▶ **SUPPLIED INFORMATION**:
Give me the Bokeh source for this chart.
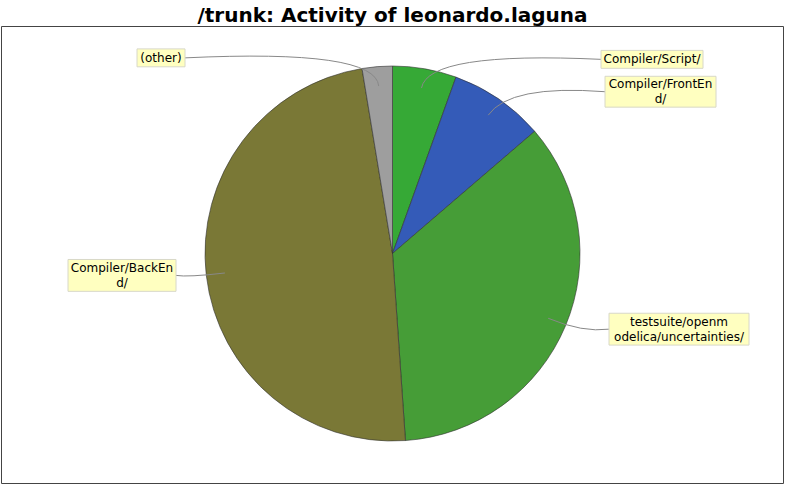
import numpy as np
from bokeh.plotting import figure
from bokeh.models import Range1d, ColumnDataSource
from bokeh.embed import file_html
from bokeh.resources import INLINE
from bokeh.core.properties import value

# ---- data ----
categories = ["Compiler/Script/", "Compiler/FrontEnd/",
              "testsuite/openmodelica/uncertainties/", "Compiler/BackEnd/", "(other)"]
label_texts = ["Compiler/Script/", "Compiler/FrontEn\nd/",
               "testsuite/openm\nodelica/uncertainties/", "Compiler/BackEn\nd/", "(other)"]
shares = [5.5, 8.2, 35.2, 48.5, 2.6]
colors = ["#36a936", "#345bb8", "#469d37", "#7a7836", "#9e9e9e"]

# ---- layout (reference pixel space, y measured downward from page top) ----
W, H = 784, 484
TOP = 24
CX, CY, R = 400.0, 260.0, 187.5
# label boxes: left, right, top, bottom ; link side ('L' = link enters left edge)
boxes = [
    (608.5, 710.5, 56.0, 74.0, "L"),
    (612.5, 723.5, 82.0, 113.0, "L"),
    (616.5, 756.5, 320.0, 352.0, "L"),
    (75.5, 183.5, 266.0, 298.0, "R"),
    (144.5, 192.5, 54.5, 72.5, "R"),
]

def fy(y):
    return 500.0 - y

p = figure(width=W, height=H, output_backend="svg", toolbar_location=None,
           x_range=Range1d(9, 791), y_range=Range1d(9, 500 - 8 - TOP),
           min_border_left=1, min_border_right=1, min_border_bottom=1,
           min_border_top=TOP, x_axis_type=None, y_axis_type=None,
           title="/trunk: Activity of leonardo.laguna")
p.grid.visible = False
p.outline_line_color = "#444444"
p.outline_line_width = 1
p.background_fill_color = "white"
p.border_fill_color = "white"
p.title.align = "center"
p.title.text_font = "DejaVu Sans"
p.title.text_font_style = "bold"
p.title.text_font_size = "20px"
p.title.text_color = "#000000"
p.title.standoff = 0
p.title.offset = 0

vals = np.array(shares, dtype=float)
frac = vals / vals.sum()
cum_end = np.cumsum(frac)
cum_start = cum_end - frac
# clockwise from 12 o'clock
start_angle = np.pi / 2 - cum_end * 2 * np.pi
end_angle = np.pi / 2 - cum_start * 2 * np.pi
src = ColumnDataSource(dict(cat=categories, start=start_angle, end=end_angle, color=colors))
p.wedge(x=CX, y=fy(CY), radius=R, start_angle="start", end_angle="end",
        fill_color="color", line_color="#333333", line_width=0.6, source=src)

# label links
mid = (cum_start + cum_end) / 2 * 2 * np.pi  # clockwise from top
ax = CX + 0.9 * R * np.sin(mid)
ay = fy(CY) + 0.9 * R * np.cos(mid)
ex = CX + 1.1 * R * np.sin(mid)
ey = fy(CY) + 1.1 * R * np.cos(mid)
lx, ly = [], []
for (l, r, t, b, side) in boxes:
    lx.append(l if side == "L" else r)
    ly.append(fy((t + b) / 2))
p.quadratic(x0=list(ax), y0=list(ay), x1=lx, y1=ly, cx=list(ex), cy=list(ey),
            line_color="#888888", line_width=1)

# label boxes
p.quad(left=[b[0] for b in boxes], right=[b[1] for b in boxes],
       top=[fy(b[2]) for b in boxes], bottom=[fy(b[3]) for b in boxes],
       fill_color="#ffffc0", line_color="#d8d8c8", line_width=1)
p.text(x=[(b[0] + b[1]) / 2 for b in boxes], y=[fy((b[2] + b[3]) / 2) for b in boxes],
       text=label_texts, text_align="center", text_baseline="middle",
       text_font=value("DejaVu Sans"), text_font_size="12px", text_color="#000000",
       text_line_height=1.05)

open("out.html", "w").write(file_html(p, INLINE))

▶ **REQUIRED WORK**:
Give all the lines above again, character for character, without pictures.

▶ **CORRECT RESULT**:
Give me the Bokeh source for this chart.
import numpy as np
from bokeh.plotting import figure
from bokeh.models import Range1d, ColumnDataSource
from bokeh.embed import file_html
from bokeh.resources import INLINE
from bokeh.core.properties import value

# ---- data ----
categories = ["Compiler/Script/", "Compiler/FrontEnd/",
              "testsuite/openmodelica/uncertainties/", "Compiler/BackEnd/", "(other)"]
label_texts = ["Compiler/Script/", "Compiler/FrontEn\nd/",
               "testsuite/openm\nodelica/uncertainties/", "Compiler/BackEn\nd/", "(other)"]
shares = [5.5, 8.2, 35.2, 48.5, 2.6]
colors = ["#36a936", "#345bb8", "#469d37", "#7a7836", "#9e9e9e"]

# ---- layout (reference pixel space, y measured downward from page top) ----
W, H = 784, 484
TOP = 24
CX, CY, R = 400.0, 260.0, 187.5
# label boxes: left, right, top, bottom ; link side ('L' = link enters left edge)
boxes = [
    (608.5, 710.5, 56.0, 74.0, "L"),
    (612.5, 723.5, 82.0, 113.0, "L"),
    (616.5, 756.5, 320.0, 352.0, "L"),
    (75.5, 183.5, 266.0, 298.0, "R"),
    (144.5, 192.5, 54.5, 72.5, "R"),
]

def fy(y):
    return 500.0 - y

p = figure(width=W, height=H, output_backend="svg", toolbar_location=None,
           x_range=Range1d(9, 791), y_range=Range1d(9, 500 - 8 - TOP),
           min_border_left=1, min_border_right=1, min_border_bottom=1,
           min_border_top=TOP, x_axis_type=None, y_axis_type=None,
           title="/trunk: Activity of leonardo.laguna")
p.grid.visible = False
p.outline_line_color = "#444444"
p.outline_line_width = 1
p.background_fill_color = "white"
p.border_fill_color = "white"
p.title.align = "center"
p.title.text_font = "DejaVu Sans"
p.title.text_font_style = "bold"
p.title.text_font_size = "20px"
p.title.text_color = "#000000"
p.title.standoff = 0
p.title.offset = 0

vals = np.array(shares, dtype=float)
frac = vals / vals.sum()
cum_end = np.cumsum(frac)
cum_start = cum_end - frac
# clockwise from 12 o'clock
start_angle = np.pi / 2 - cum_end * 2 * np.pi
end_angle = np.pi / 2 - cum_start * 2 * np.pi
src = ColumnDataSource(dict(cat=categories, start=start_angle, end=end_angle, color=colors))
p.wedge(x=CX, y=fy(CY), radius=R, start_angle="start", end_angle="end",
        fill_color="color", line_color="#333333", line_width=0.6, source=src)

# label links
mid = (cum_start + cum_end) / 2 * 2 * np.pi  # clockwise from top
ax = CX + 0.9 * R * np.sin(mid)
ay = fy(CY) + 0.9 * R * np.cos(mid)
ex = CX + 1.1 * R * np.sin(mid)
ey = fy(CY) + 1.1 * R * np.cos(mid)
lx, ly = [], []
for (l, r, t, b, side) in boxes:
    lx.append(l if side == "L" else r)
    ly.append(fy((t + b) / 2))
p.quadratic(x0=list(ax), y0=list(ay), x1=lx, y1=ly, cx=list(ex), cy=list(ey),
            line_color="#888888", line_width=1)

# label boxes
p.quad(left=[b[0] for b in boxes], right=[b[1] for b in boxes],
       top=[fy(b[2]) for b in boxes], bottom=[fy(b[3]) for b in boxes],
       fill_color="#ffffc0", line_color="#d8d8c8", line_width=1)
p.text(x=[(b[0] + b[1]) / 2 for b in boxes], y=[fy((b[2] + b[3]) / 2) for b in boxes],
       text=label_texts, text_align="center", text_baseline="middle",
       text_font=value("DejaVu Sans"), text_font_size="12px", text_color="#000000",
       text_line_height=1.05)

open("out.html", "w").write(file_html(p, INLINE))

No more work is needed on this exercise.